Apical Actin-myosin Network Regulates the Tight Junction of Polarized Madin-Darby Canine Kidney Cells

Abstract The tight junction outlines the apicolateral border of epithelial cells like a belt, sealing the paracellular space when cells form contacts with each other. The permeability and morphology of tight junction are regulated by actomyosin contractility, which has been conventionally thought from the purse-string-like circumferential actomyosin belt along tight junction. Spatially, the tight junction is close to the apical actin network, which exerts inward contractions orthogonal to the tight junction. To test the contributions from apical actin network, we laser-ablated spots on the apical surface of polarized Madin-Darby Canine Kidney (MDCK) epithelial cells. Laser ablation severed the apical cytoskeleton network, decreased in-plane tension, increased the apical surface area, and rendered the tight junction less tortuous in shape. Consistent with these observations, changes in MDCK cell sheet morphology due to cell proliferation, or perturbation with the ROCK inhibitor Y27632 increased the density of the apical actin network and decreased tight junction tortuosity. The morphological analysis revealed scutoids in flat MDCK cell sheets, contrary to predictions from a previous model that only considered cell-cell interactions as line tension.
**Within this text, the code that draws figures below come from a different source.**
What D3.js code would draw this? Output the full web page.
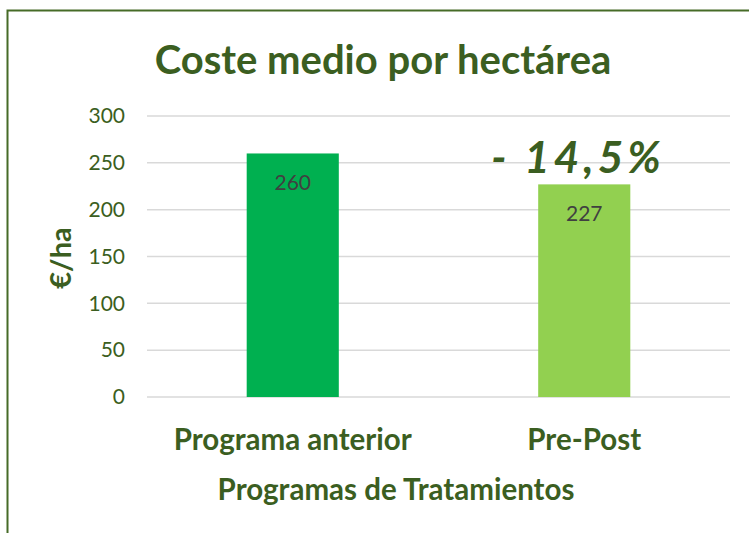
<!DOCTYPE html>
<html>
<head>
<meta charset="utf-8">
<script src="https://cdn.jsdelivr.net/npm/d3@7"></script>
<style>
  html, body { margin: 0; padding: 0; background: #fff; }
  svg { display: block; font-family: Lato, "Noto Sans", sans-serif; }
</style>
</head>
<body>
<div id="chart"></div>
<script>
const categories = ['Programa anterior', 'Pre-Post']
const values = [260, 227]
const barColors = ['#00b050', '#92d050']
const yTicks = [0, 50, 100, 150, 200, 250, 300]
const title = 'Coste medio por hectárea'
const yTitle = '€/ha'
const xTitle = 'Programas de Tratamientos'
const note = '- 14,5%'

const width = 749
const height = 533
const green = '#3b5e21'

const svg = d3.select('#chart').append('svg')
  .attr('width', width)
  .attr('height', height)

// outer frame, runs off the right and bottom edge
svg.append('rect')
  .attr('x', 7.5)
  .attr('y', 10.5)
  .attr('width', 800)
  .attr('height', 600)
  .attr('fill', 'white')
  .attr('stroke', '#466b27')
  .attr('stroke-width', 2)

const xScale = d3.scaleBand().domain(categories).range([147, 730])
  .paddingInner(0.684).paddingOuter(0.342)
const yScale = d3.scaleLinear().domain([0, 300]).range([397, 116])

// grid
svg.append('g')
  .selectAll('line')
  .data(yTicks)
  .join('line')
  .attr('x1', 147)
  .attr('x2', 730)
  .attr('y1', d => yScale(d))
  .attr('y2', d => yScale(d))
  .attr('stroke', '#d9d9d9')
  .attr('stroke-width', 1.5)

// y axis labels
const yAxis = svg.append('g')
  .attr('transform', 'translate(125,0)')
  .call(d3.axisLeft(yScale).tickValues(yTicks).tickSize(0).tickPadding(0))
yAxis.select('.domain').remove()
yAxis.selectAll('text')
  .attr('font-family', 'Lato, sans-serif')
  .attr('font-size', 21)
  .attr('fill', green)

// bars
svg.append('g')
  .selectAll('rect')
  .data(values)
  .join('rect')
  .attr('x', (d, i) => xScale(categories[i]))
  .attr('y', d => yScale(d))
  .attr('width', xScale.bandwidth())
  .attr('height', d => yScale(0) - yScale(d))
  .attr('fill', (d, i) => barColors[i])

// value labels inside bars
svg.append('g')
  .selectAll('text')
  .data(values)
  .join('text')
  .attr('x', (d, i) => xScale(categories[i]) + xScale.bandwidth() / 2)
  .attr('y', d => yScale(d) + 37)
  .attr('text-anchor', 'middle')
  .attr('font-size', 21)
  .attr('fill', '#404040')
  .text(d => d)

// category labels
const xAxis = svg.append('g')
  .attr('transform', 'translate(0,397)')
  .call(d3.axisBottom(xScale).tickSize(0).tickPadding(0))
xAxis.select('.domain').remove()
xAxis.selectAll('text')
  .attr('dy', 0)
  .attr('y', 53)
  .attr('font-family', 'Lato, sans-serif')
  .attr('font-size', 29.5)
  .attr('font-weight', 'bold')
  .attr('fill', green)

// titles
svg.append('text')
  .attr('x', 383)
  .attr('y', 74)
  .attr('text-anchor', 'middle')
  .attr('font-size', 40)
  .attr('font-weight', 'bold')
  .attr('fill', green)
  .text(title)

svg.append('text')
  .attr('transform', 'translate(71,258) rotate(-90)')
  .attr('text-anchor', 'middle')
  .attr('font-size', 29)
  .attr('font-weight', 'bold')
  .attr('fill', green)
  .text(yTitle)

svg.append('text')
  .attr('x', 396)
  .attr('y', 500)
  .attr('text-anchor', 'middle')
  .attr('font-size', 29.5)
  .attr('font-weight', 'bold')
  .attr('fill', green)
  .text(xTitle)

// change annotation
svg.append('text')
  .attr('x', 578)
  .attr('y', 173)
  .attr('text-anchor', 'middle')
  .attr('font-size', 44)
  .attr('font-style', 'italic')
  .attr('font-weight', 'bold')
  .attr('letter-spacing', 4)
  .attr('fill', green)
  .text(note)
</script>
</body>
</html>
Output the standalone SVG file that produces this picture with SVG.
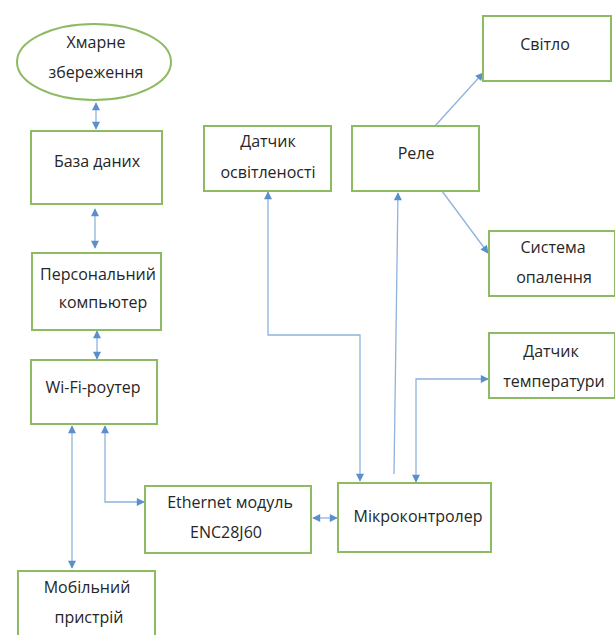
<svg xmlns="http://www.w3.org/2000/svg" width="615" height="635" viewBox="0 0 615 635">
<style>
.box{fill:#fff;stroke:#8dbb62;stroke-width:2}
.t{font-family:"Open Sans","Noto Sans","DejaVu Sans",sans-serif;font-size:16px;fill:#262626;text-anchor:middle}
.c{fill:none;stroke:#8fb3dc;stroke-width:1.3}
</style>
<defs>
<marker id="ah" viewBox="0 0 10 10" refX="9" refY="5" markerWidth="9" markerHeight="8" markerUnits="userSpaceOnUse" orient="auto-start-reverse">
<path d="M0,0 L10,5 L0,10 z" fill="#5b8fcc"/>
</marker>
</defs>
<rect width="615" height="635" fill="#fff"/>
<g id="connectors">
<line class="c" x1="96" y1="103" x2="96" y2="129" marker-start="url(#ah)" marker-end="url(#ah)"/>
<line class="c" x1="95" y1="209" x2="95" y2="248" marker-start="url(#ah)" marker-end="url(#ah)"/>
<line class="c" x1="97" y1="331" x2="97" y2="359" marker-start="url(#ah)" marker-end="url(#ah)"/>
<line class="c" x1="72" y1="426" x2="72" y2="568" marker-start="url(#ah)" marker-end="url(#ah)"/>
<path class="c" d="M105,426 V502 H144" marker-start="url(#ah)" marker-end="url(#ah)"/>
<line class="c" x1="313" y1="518" x2="337" y2="518" marker-start="url(#ah)" marker-end="url(#ah)"/>
<path class="c" d="M268,192 V335 H360 V481" marker-start="url(#ah)" marker-end="url(#ah)"/>
<line class="c" x1="394" y1="474" x2="398" y2="193" marker-end="url(#ah)"/>
<line class="c" x1="435" y1="126" x2="483" y2="73" marker-end="url(#ah)"/>
<line class="c" x1="442" y1="191" x2="488" y2="253" marker-end="url(#ah)"/>
<path class="c" d="M416,482 V379 H488" marker-start="url(#ah)" marker-end="url(#ah)"/>
</g>
<g id="cloud">
<ellipse class="box" cx="94" cy="62" rx="77" ry="38"/>
<text class="t" x="96" y="48">Хмарне</text>
<text class="t" x="96" y="78">збереження</text>
</g>
<g id="db">
<rect class="box" x="31" y="131" width="131" height="73"/>
<text class="t" x="97" y="167">База даних</text>
</g>
<g id="pc">
<rect class="box" x="32" y="253" width="129" height="77"/>
<text class="t" x="98" y="280">Персональний</text>
<text class="t" x="103" y="308">компьютер</text>
</g>
<g id="wifi">
<rect class="box" x="31" y="360" width="126" height="64"/>
<text class="t" x="93" y="393">Wi-Fi-роутер</text>
</g>
<g id="mobile">
<rect class="box" x="18" y="571" width="137" height="70"/>
<text class="t" x="87" y="593">Мобільний</text>
<text class="t" x="89" y="623">пристрій</text>
</g>
<g id="ethernet">
<rect class="box" x="145" y="486" width="166" height="67"/>
<text class="t" x="230" y="508">Ethernet модуль</text>
<text class="t" x="226" y="538">ENC28J60</text>
</g>
<g id="mcu">
<rect class="box" x="338" y="483" width="153" height="69"/>
<text class="t" x="418" y="522">Мікроконтролер</text>
</g>
<g id="light-sensor">
<rect class="box" x="204" y="126" width="127" height="65"/>
<text class="t" x="268" y="147">Датчик</text>
<text class="t" x="268" y="178">освітленості</text>
</g>
<g id="relay">
<rect class="box" x="352" y="126" width="127" height="65"/>
<text class="t" x="416" y="159">Реле</text>
</g>
<g id="light">
<rect class="box" x="483" y="16" width="128" height="65"/>
<text class="t" x="545" y="50">Світло</text>
</g>
<g id="heating">
<rect class="box" x="489" y="231" width="126" height="65"/>
<text class="t" x="553" y="253">Система</text>
<text class="t" x="554" y="283">опалення</text>
</g>
<g id="temp-sensor">
<rect class="box" x="489" y="333" width="126" height="65"/>
<text class="t" x="551" y="357">Датчик</text>
<text class="t" x="554" y="387">температури</text>
</g>
</svg>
Additional cell-cell interactions from apical in-plane tension provides probable cause for the occurrence of scutoids on flat geometry. Taken together, our findings identify the importance of the apical actin network exerting in-plane apical tension to regulate tight-junction mechanobiology and epithelial cell shape. Significance Statement The tight junction is located at the apicolateral cell border and regulates paracellular diffusion. Adjacent to the tight junction, the actin cytoskeleton forms a dense network beneath the apical surface and an actomyosin belt that circumscribes the lateral surface of the cell. Tight junctions are connected to the actin cytoskeleton which regulates paracellular transport, but the role of tension-mediated regulation of the tight junction by various actin structures is poorly understood. Here, we provide evidence that tension on the tight junction is mediated by the apical actin network. Our results provide a reinterpretion of past reports and broaden our understanding the mechanobiology of tight junctions.